Status of the Public Health Emergency due to COVID-19—Chief Health Officer Reports—

No 21—December 2021, dated 7 December 2021.

No 22—January 2022, dated 10 January 2022.

No 23—February 2022, dated 7 February 2022.

Coronavirus (COVID-19)—ACT Government response—Ministerial statement, 8 February 2022.

I move:

That the Assembly take note of the ministerial statement.

Question resolved in the affirmative.

COVID-19 pandemic—return to school

Ministerial statement

MS BERRY (Ginninderra—Deputy Chief Minister, Minister for Early Childhood Development, Minister for Education and Youth Affairs, Minister for Housing and Suburban Development, Minister for the Prevention of Domestic and Family Violence, Minister for Sport and Recreation and Minister for Women) (11.31): I am very pleased today to address the Assembly during the second week of our school term and report that 83,000 ACT school students are back in the classroom with their teachers and peers.

To ensure that we could return to face-to-face learning during this current Omicron outbreak, many thousands of people have worked together, united by a common purpose for the benefit of our kids—to create a COVID-safe back to school experience. We have seen volunteers, school leaders and educators, and public servants making extraordinary efforts in order to find the best and safest way to return Canberra’s children and young people to the classroom.

I want to make special mention here of the work of principals, teachers and staff in all schools, early childhood workers educating and caring for our youngest students, and those providing out of school hours care. I also express my thanks to Canberra’s parents, carers, children and young people, who have shown incredible resilience, flexibility and kindness, as our schools grapple with the challenge of delivering high-quality education in the midst of a pandemic.

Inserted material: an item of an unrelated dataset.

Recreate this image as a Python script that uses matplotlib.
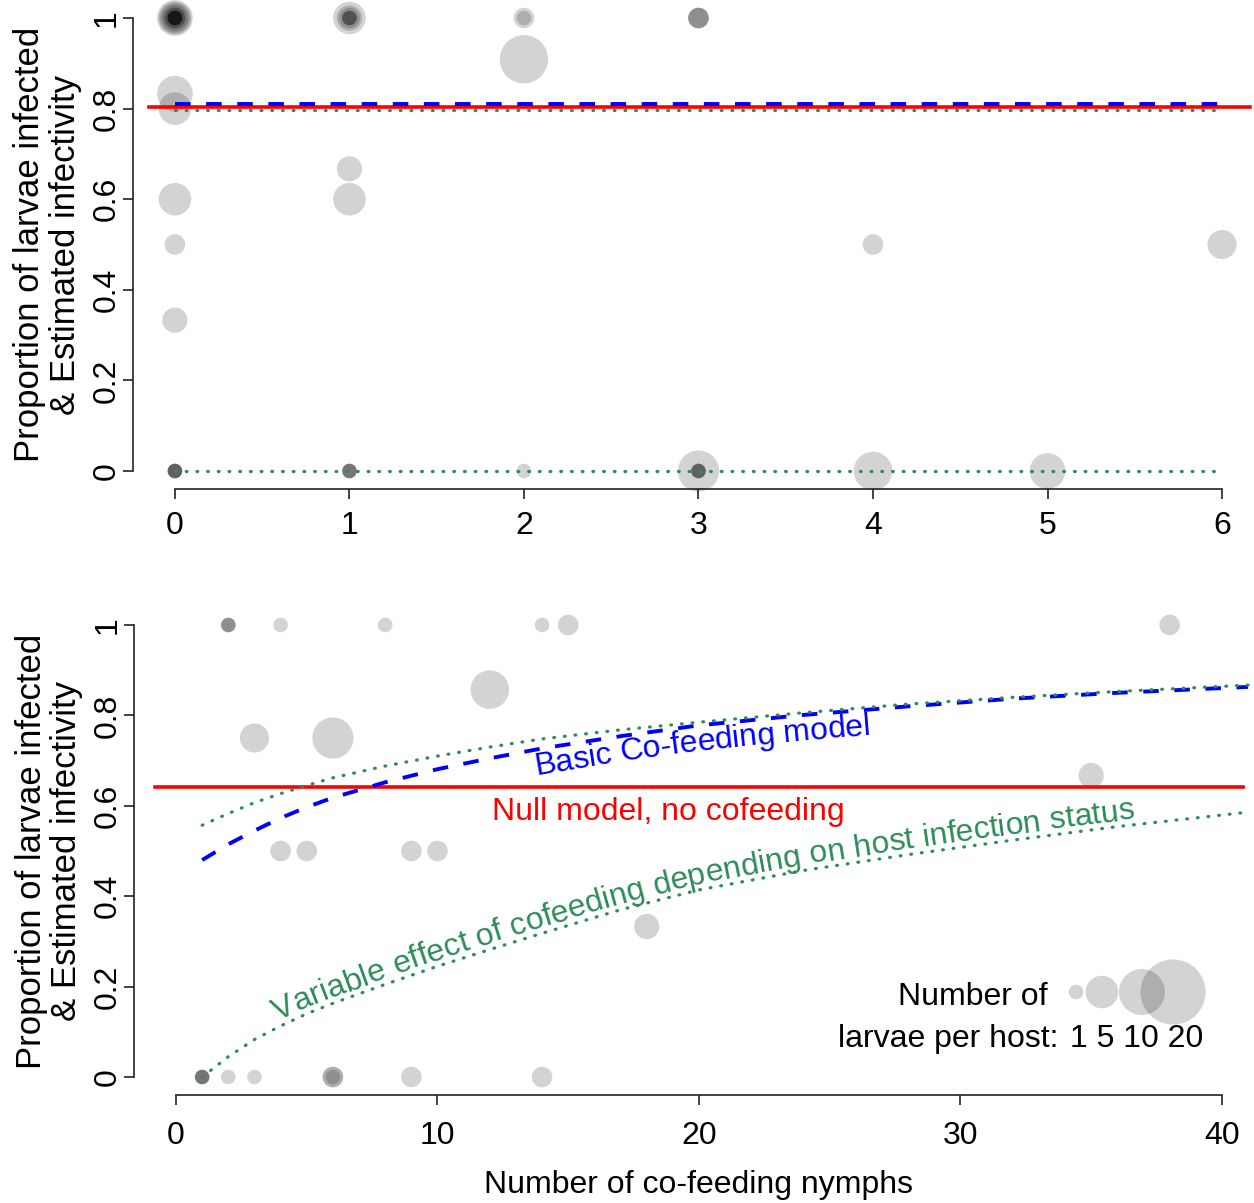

With the current level of community transmission in the ACT and across the country, cases of COVID-19 in our schools are both expected and planned for. Every public school has a COVID safety plan tailored to its own circumstances, staffing arrangements and group of students. These plans prioritise the safety of students and staff, while putting in place a series of measures to minimise the disruption to learning.